Pensive analysts are petrified of push-button analysis. This is because of the colossal errors that can be made at the push of a button. The errors are usually uncontrollable and often undetectable. Some vendors are even selling FEA plug-ins where it is not possible to view the mesh. (This is ludicrous.)

The oblivious among us may say that analysts are afraid of push-button solutions due to the job loss factor, or perhaps they are terrified of being cast out of the ivory towers in which they reside. Such arguments are nonsensical, there will always be real problems and design issues to solve. (Would you enter the Superbike Class Isle of Man TT on a moped with an objective to win, even if it had the wheels of the latest and greatest Superbike?)

The temptation to analyse components is almost irresistible for the inexperienced, especially in an environment of one-click technology coupled with handsome and comforting contour plots. The bottom line is that FEA is not a trivial process, no level of automation and pre- and post-processing can make analyses easy, or more importantly, correct.

The analysis titan

If you have recently been awarded an engineering degree, congratulations, but remember it does not qualify you to carry out FE analyses. If it did, then a sailing course should be adequate to become Captain aboard the Blue Marlin [The world’s largest transporter vessel at the time of original publication].

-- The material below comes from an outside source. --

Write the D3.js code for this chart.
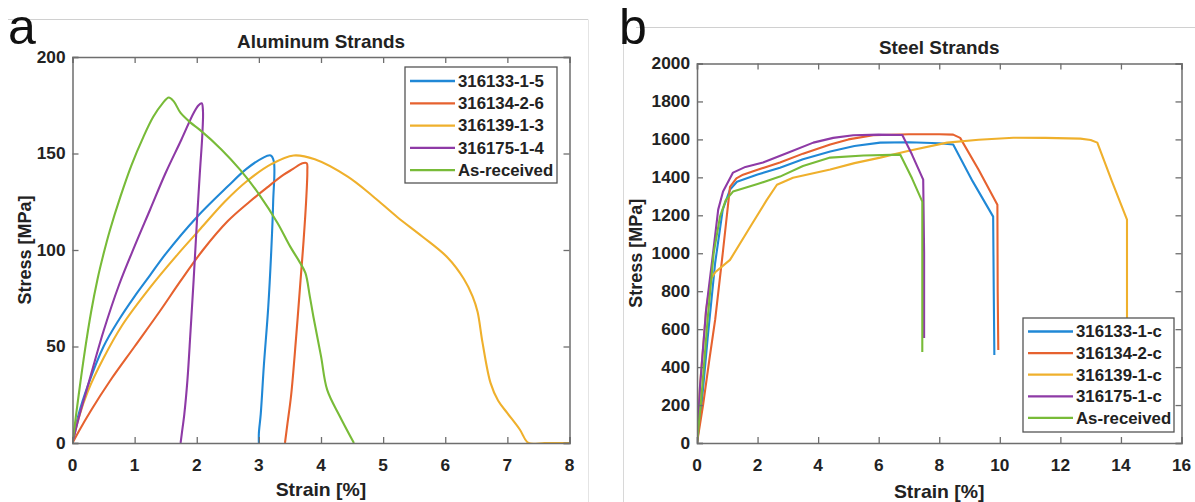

This is not to say that regular engineers cannot become top rate analysts without a PhD. Some analysts have a Masters degree, but most have no more than a bachelor’s degree. The key to good analyses is knowledge of the limitations of the method and an understanding of the physical phenomena under investigation.

Superior results are usually difficult to achieve without years of high-level exposure to fields that comprise FEA technology (differential equations, numerical analysis, vector calculus, etc.). Expertise in such disciplines is required to both fully understand the requirements of any particular design circumstance, and to be able to quantify the accuracy of the analysis (or more importantly, inaccuracy) with reasonable success.

To conclude

Finite element computer programs have become common tools in the hands of design engineers. Unfortunately, many engineers who lack the proper training or understanding of the underlying concepts have been using these tools. Given the opportunity, FEA will confess to anything. The essence of any session should be to interrogate the solver with well-formed and appropriate questions.

Source: Monaghan (2002)

To summarise, the most qualified person to undertake an FEA is someone who could do the analysis without FEA.

Wise words, resisting the temptation to put too much trust in FEA computer applications. If, however, computer-based simulations are set up and used correctly, highly complicated mathematical models can be solved to an extent that is sufficient to provide designers with accurate information about how the products will perform in real life, in terms of being able to carry out or sustain the operating conditions imposed upon them. The simulation models can be changed, modified and adapted to suit the various known or anticipated operating conditions, and solutions can be optimised. Thus, the designers can be confident that the real products should perform efficiently and safely, and can be manufactured profitably. A few more detailed reasons are given below.

The simulations are of continuous field systems subject to external influences whereby a variable, or combination of dependent variables, is described by comprehensive mathematical equations. Examples include:

  • stress
  • strain
  • fluid pressure
  • heat transfer
  • temperature
  • vibration
  • sound propagation
  • electromagnetic fields
  • any coupled interactions of the above.

To be more specific, the FEM can handle problems possessing any or all of the following characteristics.

  • Any mathematical or physical problem described by the equations of calculus, e.g. differential, integral, integro-differential or variational equations.
  • Boundary value problems (also called equilibrium or steady-state problems); eigenproblems (resonance and stability phenomena); and initial value problems (diffusion, vibration and wave propagation).
  • The domain of the problem (e.g. the region of space occupied by the system) may be any geometric shape, in any number of dimensions. Complicated geometries are as straightforward to handle as simple geometries, with the only difference being that the former may require a bit more time and expense. For example, a quite simple geometry would be the shape of a circular cylindrical waveguide for acoustic or electromagnetic waves (fibre optics). A more complicated geometry would be the shape of an automobile chassis, which is perhaps being analysed for the dynamic stresses induced by a rough road surface.
  • Physical properties (e.g. density, stiffness, permeability, conductivity) may also vary throughout the system.
  • The external influences, generally referred to as loads or loading conditions, may be in any physically meaningful form, e.g. forces, temperatures, etc. The loads are typically applied to the boundary of the system (boundary conditions), to the interior of the system (interior loads) or at the beginning of time (initial conditions).
  • Problems may be linear or non-linear.